Кел остановился, сдерживая поднимающееся раздражение. Наступила неловкая пауза.
– Мне пора идти. Я очень опаздываю. – это было сказано довольно ровным и спокойным тоном, но внутри у Кэла все кипело. Он пересек комнату, никак не попадая руками в рукава пиджака.
– Давай-давай, убирайся отсюда! Иди к своей даме сердца.
– Ты стерва, Шэрон, – бросил он ей в лицо, стоило лишь ей снова вынырнуть из-под одеяла.
Она истерически рассмеялась сквозь слезы, которые мешали ей видеть, потом провела рукой по глазам, пытаясь найти хоть каплю силы и совладать с собой, но безуспешно. Подавив рыдание, она закричала:
– Я стерва? А кто ты? Ангел? Должна признаться, одно мне любопытно: почему ты снова и снова приползаешь сюда, в мою постель, взведенный до предела и мечущийся от неосуществленного желания, готовый трахаться с кем угодно, если кто-то другой владеет твоим сердцем. А сейчас? Если я не ошибаюсь, врачи не дают ей не малейшего шанса. Она там под капельницами, еле дышит, а ты приперся ко мне с одной мыслью выебать Шэрон-давалку. Неужели ты настолько … – она не закончила фразу, увидев, как он изменился в лице от боли и отчаяния, сообразив, что перегнула палку обвиняя его, коснулась чего-то особенного слишком сокровенного того в чем он не желал признаться даже самому себе, того что безумно боялся. Она ни разу не видела такого выражения лица у Кэла.
Наверно если бы убийство могло разрешить его проблемы, он бы не задумываясь, свернул ей шею. Он сжав кулаки и сцепив зубы, замер посредине комнаты, и казалось не дышал, пожирая ее … она не могла дать характеристику этому взгляду, что застыл в его прищуренные глаза.

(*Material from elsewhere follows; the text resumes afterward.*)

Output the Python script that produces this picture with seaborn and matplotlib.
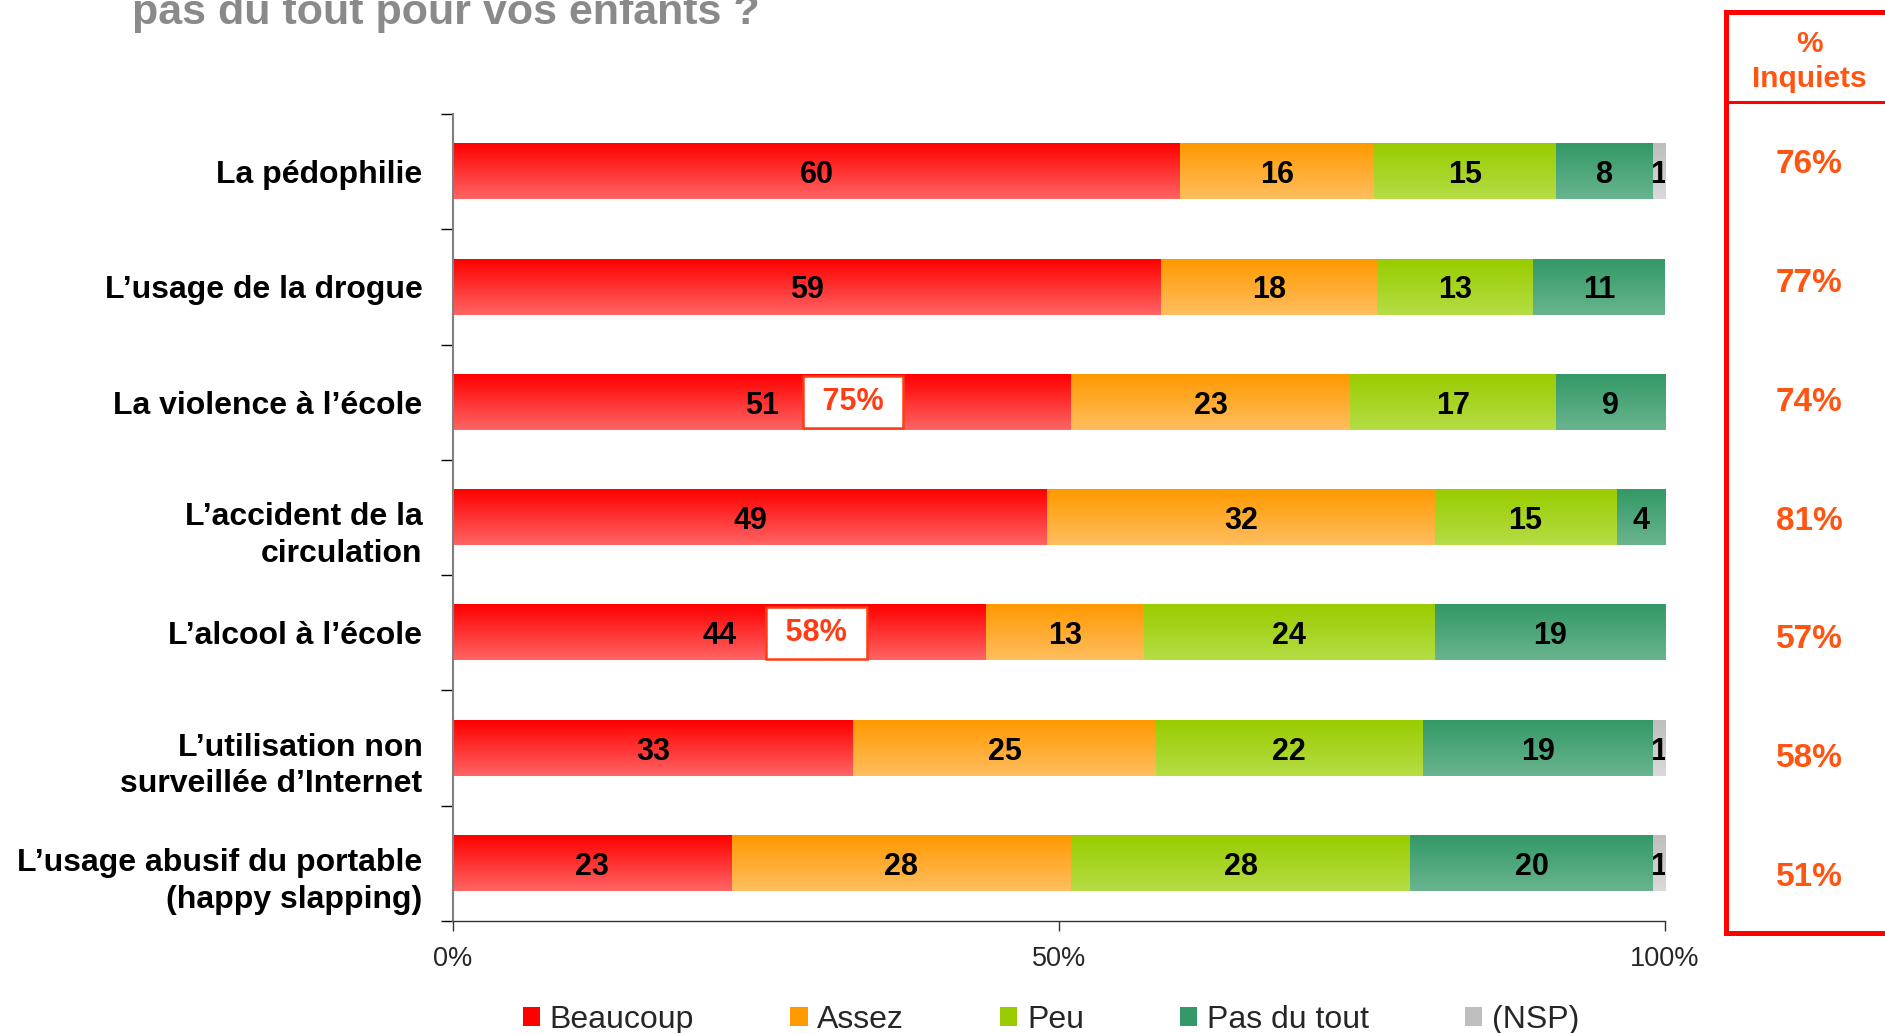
import numpy as np
import pandas as pd
import matplotlib
matplotlib.use("Agg")
import matplotlib.pyplot as plt
from matplotlib import font_manager
from matplotlib.colors import to_rgb
from matplotlib.patches import Patch
from matplotlib.transforms import ScaledTranslation
import seaborn as sns

# --- data ---
categories = [
    "La pédophilie",
    "L’usage de la drogue",
    "La violence à l’école",
    "L’accident de la\ncirculation",
    "L’alcool à l’école",
    "L’utilisation non\nsurveillée d’Internet",
    "L’usage abusif du portable\n(happy slapping)",
]
beaucoup = [60, 59, 51, 49, 44, 33, 23]
assez = [16, 18, 23, 32, 13, 25, 28]
peu = [15, 13, 17, 15, 24, 22, 28]
pas_du_tout = [8, 11, 9, 4, 19, 19, 20]
nsp = [1, 0, 0, 0, 0, 1, 1]
inquiets = [76, 77, 74, 81, 57, 58, 51]
series_names = ["Beaucoup", "Assez", "Peu", "Pas du tout", "(NSP)"]
callout_rows = ["La violence à l’école", "L’alcool à l’école"]
callout_labels = ["75%", "58%"]

# top / bottom colours of each gradient segment
grad_colors = {
    "Beaucoup": ("#FF0000", "#FF6464"),
    "Assez": ("#FF9900", "#FFBE5E"),
    "Peu": ("#99CC00", "#B5DD45"),
    "Pas du tout": ("#339966", "#69B48F"),
    "(NSP)": ("#BEBEBE", "#DADADA"),
}

sns.set_theme(style="white")
names = {f.name for f in font_manager.fontManager.ttflist}
NARROW = "Liberation Sans Narrow" in names
plt.rcParams["font.family"] = ["Liberation Sans", "DejaVu Sans"]
narrow_family = ["Liberation Sans Narrow", "Liberation Sans"] if NARROW else ["Liberation Sans", "DejaVu Sans"]

df = pd.DataFrame({
    "category": categories,
    "Beaucoup": beaucoup,
    "Assez": assez,
    "Peu": peu,
    "Pas du tout": pas_du_tout,
    "(NSP)": nsp,
})
totals = df[series_names].sum(axis=1)
shares = df[series_names].div(totals, axis=0) * 100
shares["category"] = df["category"]

W, H = 1885, 1033
fig = plt.figure(figsize=(W / 100, H / 100), dpi=100)
ax = fig.add_axes([453 / W, 1 - 921 / H, (1665 - 453) / W, (921 - 114) / H])


def gradient(top, bottom, n=64):
    t = np.linspace(0, 1, n)[:, None]
    c = (1 - t) * np.array(to_rgb(top)) + t * np.array(to_rgb(bottom))
    return c[:, None, :]


left = np.zeros(len(df))
for name in series_names:
    n0 = len(ax.patches)
    top, bottom = grad_colors[name]
    sns.barplot(data=shares, x=name, y="category", order=categories, orient="h",
                color=top, saturation=1, width=0.48, errorbar=None, ax=ax)
    for bar in ax.patches[n0:]:
        i = int(round(bar.get_y() + bar.get_height() / 2))
        w = bar.get_width()
        bar.set_x(left[i])
        x0, y0, h = left[i], bar.get_y(), bar.get_height()
        if w > 0:
            ax.imshow(gradient(top, bottom), extent=(x0, x0 + w, y0 + h, y0), origin="upper",
                      aspect="auto", interpolation="bilinear", zorder=2)
            raw = df.loc[i, name]
            ax.text(x0 + w / 2, i, f"{raw}", ha="center", va="center_baseline", fontsize=22,
                    fontweight="bold", color="black", clip_on=True, zorder=5)
        left[i] += w

# callout boxes inside the red bars
for row, lab, xpos in zip(callout_rows, callout_labels, [33, 30]):
    ax.text(xpos, categories.index(row), f" {lab} ", ha="center", va="center", fontsize=22,
            fontweight="bold", color="#FF3C14", zorder=6,
            bbox=dict(boxstyle="square,pad=0.36", facecolor="white", edgecolor="#FF3C14", linewidth=1.8))

ax.set_xlim(0, 100)
ax.set_ylim(len(categories) - 0.5, -0.5)
ax.set_xlabel("")
ax.set_ylabel("")
ax.set_xticks([0, 50, 100])
ax.set_xticklabels(["0%", "50%", "100%"], family=narrow_family)
ax.tick_params(axis="x", length=7, width=1, color="#333333", direction="out", pad=11,
               labelsize=22 if NARROW else 19.5, bottom=True)
ax.set_yticks(range(len(categories)))
ax.set_yticklabels(categories, fontsize=23, fontweight="bold", color="black", linespacing=1.3)
ax.tick_params(axis="y", length=0, pad=22)
ax.set_yticks(np.arange(-0.5, len(categories)), minor=True)
ax.tick_params(axis="y", which="minor", length=9, width=1, color="black", direction="out", left=True)
# two-line labels sit a little lower than their bar in the original
for lab in ax.get_yticklabels():
    if "\n" in lab.get_text():
        lab.set_transform(lab.get_transform() + ScaledTranslation(0, -11 / 100, fig.dpi_scale_trans))
for s in ["top", "right"]:
    ax.spines[s].set_visible(False)
ax.spines["left"].set_color("#808080")
ax.spines["left"].set_linewidth(1.5)
ax.spines["bottom"].set_color("#333333")
ax.spines["bottom"].set_linewidth(1)
ax.grid(False)

# title remnant at the top (cut off in the original)
fig.text(132 / W, 1 - 24 / H, "pas du tout pour vos enfants ?", ha="left", va="baseline",
         fontsize=38 if NARROW else 31, fontweight="bold", color="#8A8A8A", family=narrow_family)

# legend
handles = [Patch(facecolor=grad_colors[n][0], edgecolor="none") for n in series_names]
fig.legend(handles, series_names, loc="center", bbox_to_anchor=(1051 / W, 1 - 1020 / H), ncol=5,
           frameon=False, prop={"family": narrow_family, "size": 27 if NARROW else 23},
           handlelength=0.55, handleheight=0.55, handletextpad=0.3, columnspacing=3.0,
           borderpad=0, borderaxespad=0)

# "% Inquiets" panel on the right
red = "#FF0000"
orange = "#FF5511"
ax2 = fig.add_axes([1726 / W, 1 - 933 / H, 2 * 83 / W, (933 - 102) / H])
ax2.set_xlim(0, 1)
ax2.set_ylim(len(inquiets) - 0.5, -0.5)
ax2.set_xticks([])
ax2.set_yticks([])
ax2.patch.set_alpha(0)
ax2.spines["right"].set_visible(False)
for s in ["left", "bottom"]:
    ax2.spines[s].set_color(red)
    ax2.spines[s].set_linewidth(3.6)
ax2.spines["top"].set_color(red)
ax2.spines["top"].set_linewidth(2.2)
for i, v in enumerate(inquiets):
    ax2.text(0.5, i, f"{v}%", ha="center", va="center_baseline", fontsize=24, fontweight="bold",
             color=orange)

ax3 = fig.add_axes([1726 / W, 1 - 102 / H, 2 * 83 / W, (102 - 12) / H])
ax3.set_xticks([])
ax3.set_yticks([])
ax3.patch.set_alpha(0)
for s in ["right", "bottom"]:
    ax3.spines[s].set_visible(False)
for s in ["left", "top"]:
    ax3.spines[s].set_color(red)
    ax3.spines[s].set_linewidth(3.6)
ax3.text(0.5, 0.45, "%\nInquiets", ha="center", va="center", fontsize=21.5, fontweight="bold",
         color=orange, transform=ax3.transAxes, linespacing=1.3)

fig.savefig("out.png", dpi=100)
plt.close(fig)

– Ты повторяешься, милая, – прозвучало холодно и презрительно с ленивым пренебрежением, но Шэрон невольно съежилась от страха.
– Кэл, прости меня, – в ту же минуту извинилась она, полная раскаяния. Ей стало по-настоящему жаль его, она испугалась, что зашла слишком далеко.
Она выпрыгнула из кровати и путаясь в рукавах, накинула халат.
– Кэл, прости меня! Я не хотела! Я, честное слово, не хотела быть жестокой и причинить тебе боль. Я люблю тебя, Кэл, – непроизвольно вырвалось у нее. Пожалуйста, прости меня. И забудь о том, что я только что говорила.
Он не отвечал. И больше не смотрел на нее. Ее больше не было в его жизни.
Он вышел на улицу, под дождь. Глубоко с хрипом вздохнул, втягивая в себя сырой и прохладный воздух. Дверь за ним глухо захлопнулась. Щелкнул замок. Это был конец. Конец того чего не было. Для него.